## Data supplied:
────────────────

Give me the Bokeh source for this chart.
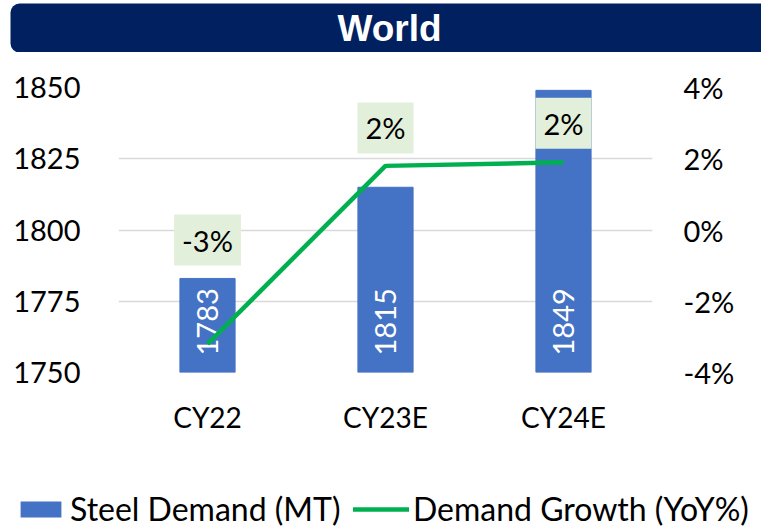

────────────────

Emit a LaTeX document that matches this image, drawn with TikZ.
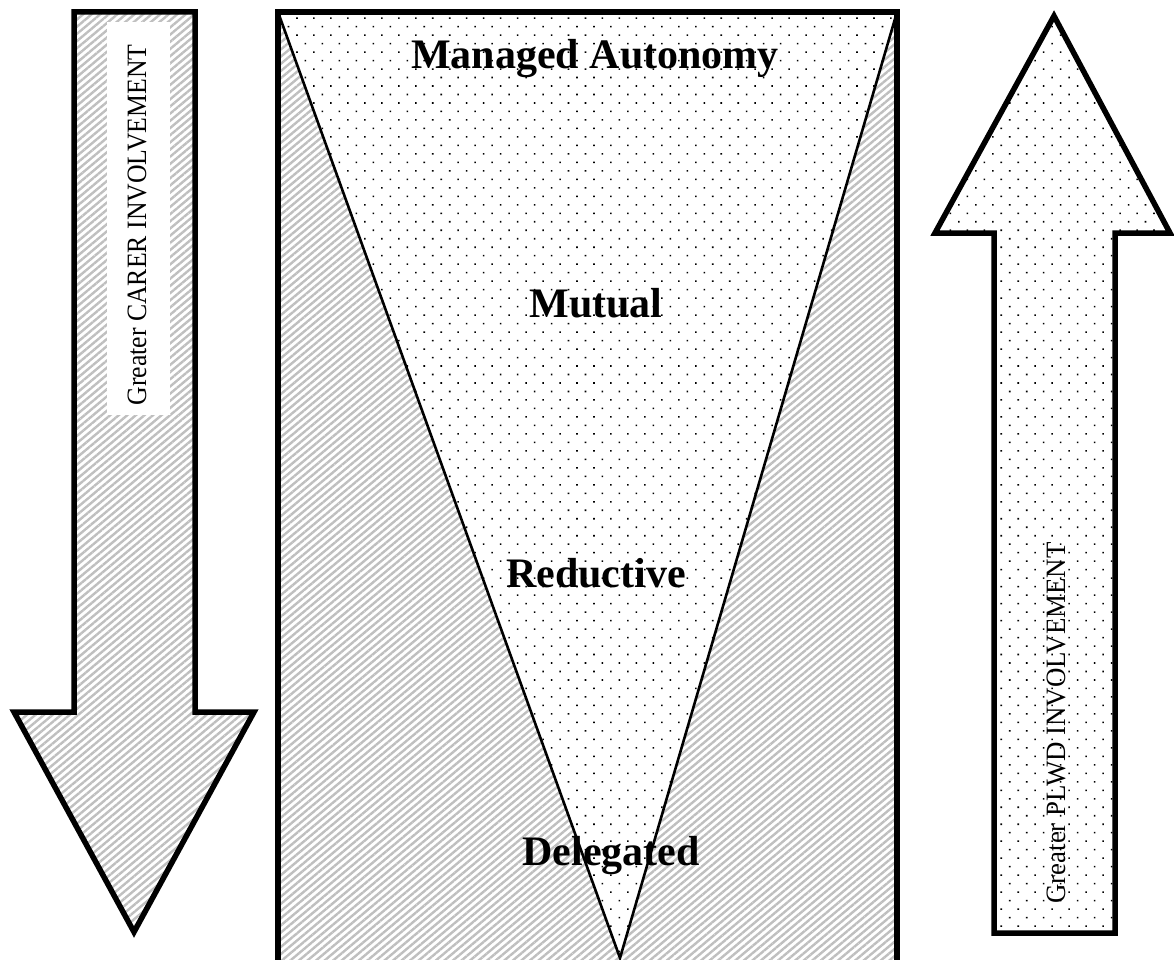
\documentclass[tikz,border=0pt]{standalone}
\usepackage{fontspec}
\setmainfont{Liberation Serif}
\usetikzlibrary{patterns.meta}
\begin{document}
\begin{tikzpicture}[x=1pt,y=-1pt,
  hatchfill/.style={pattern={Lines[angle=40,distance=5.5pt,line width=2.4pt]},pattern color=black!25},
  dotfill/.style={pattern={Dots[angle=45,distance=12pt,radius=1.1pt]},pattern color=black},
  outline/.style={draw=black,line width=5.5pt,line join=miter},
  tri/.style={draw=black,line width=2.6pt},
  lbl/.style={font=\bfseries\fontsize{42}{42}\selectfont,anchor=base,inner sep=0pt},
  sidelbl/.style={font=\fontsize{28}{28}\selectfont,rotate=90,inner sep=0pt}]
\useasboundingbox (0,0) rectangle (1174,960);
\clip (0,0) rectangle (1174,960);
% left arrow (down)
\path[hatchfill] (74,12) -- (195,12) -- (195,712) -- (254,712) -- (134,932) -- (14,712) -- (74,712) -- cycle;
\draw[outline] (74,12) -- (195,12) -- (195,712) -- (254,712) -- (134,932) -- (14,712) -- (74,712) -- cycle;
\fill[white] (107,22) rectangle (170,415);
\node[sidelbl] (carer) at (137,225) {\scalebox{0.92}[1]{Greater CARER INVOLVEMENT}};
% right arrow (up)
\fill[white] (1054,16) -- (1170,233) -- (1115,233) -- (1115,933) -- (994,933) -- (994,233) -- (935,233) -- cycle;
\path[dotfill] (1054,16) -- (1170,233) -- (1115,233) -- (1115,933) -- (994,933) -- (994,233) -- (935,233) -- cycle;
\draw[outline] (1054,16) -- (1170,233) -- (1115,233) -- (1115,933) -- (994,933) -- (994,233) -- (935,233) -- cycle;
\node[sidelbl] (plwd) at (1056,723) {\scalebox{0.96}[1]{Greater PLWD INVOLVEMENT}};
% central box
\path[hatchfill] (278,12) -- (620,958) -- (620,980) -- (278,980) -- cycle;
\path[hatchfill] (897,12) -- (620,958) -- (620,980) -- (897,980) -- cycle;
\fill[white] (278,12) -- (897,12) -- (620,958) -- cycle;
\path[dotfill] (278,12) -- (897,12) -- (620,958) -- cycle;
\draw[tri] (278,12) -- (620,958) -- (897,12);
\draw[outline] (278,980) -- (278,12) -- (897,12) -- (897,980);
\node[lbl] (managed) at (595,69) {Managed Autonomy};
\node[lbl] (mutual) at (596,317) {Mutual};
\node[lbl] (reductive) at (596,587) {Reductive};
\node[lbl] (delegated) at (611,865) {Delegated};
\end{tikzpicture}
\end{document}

────────────────

## Aim:
From the listing, copy each line containing the word "this".

## Complete response:
Give me the Bokeh source for this chart.
Emit a LaTeX document that matches this image, drawn with TikZ.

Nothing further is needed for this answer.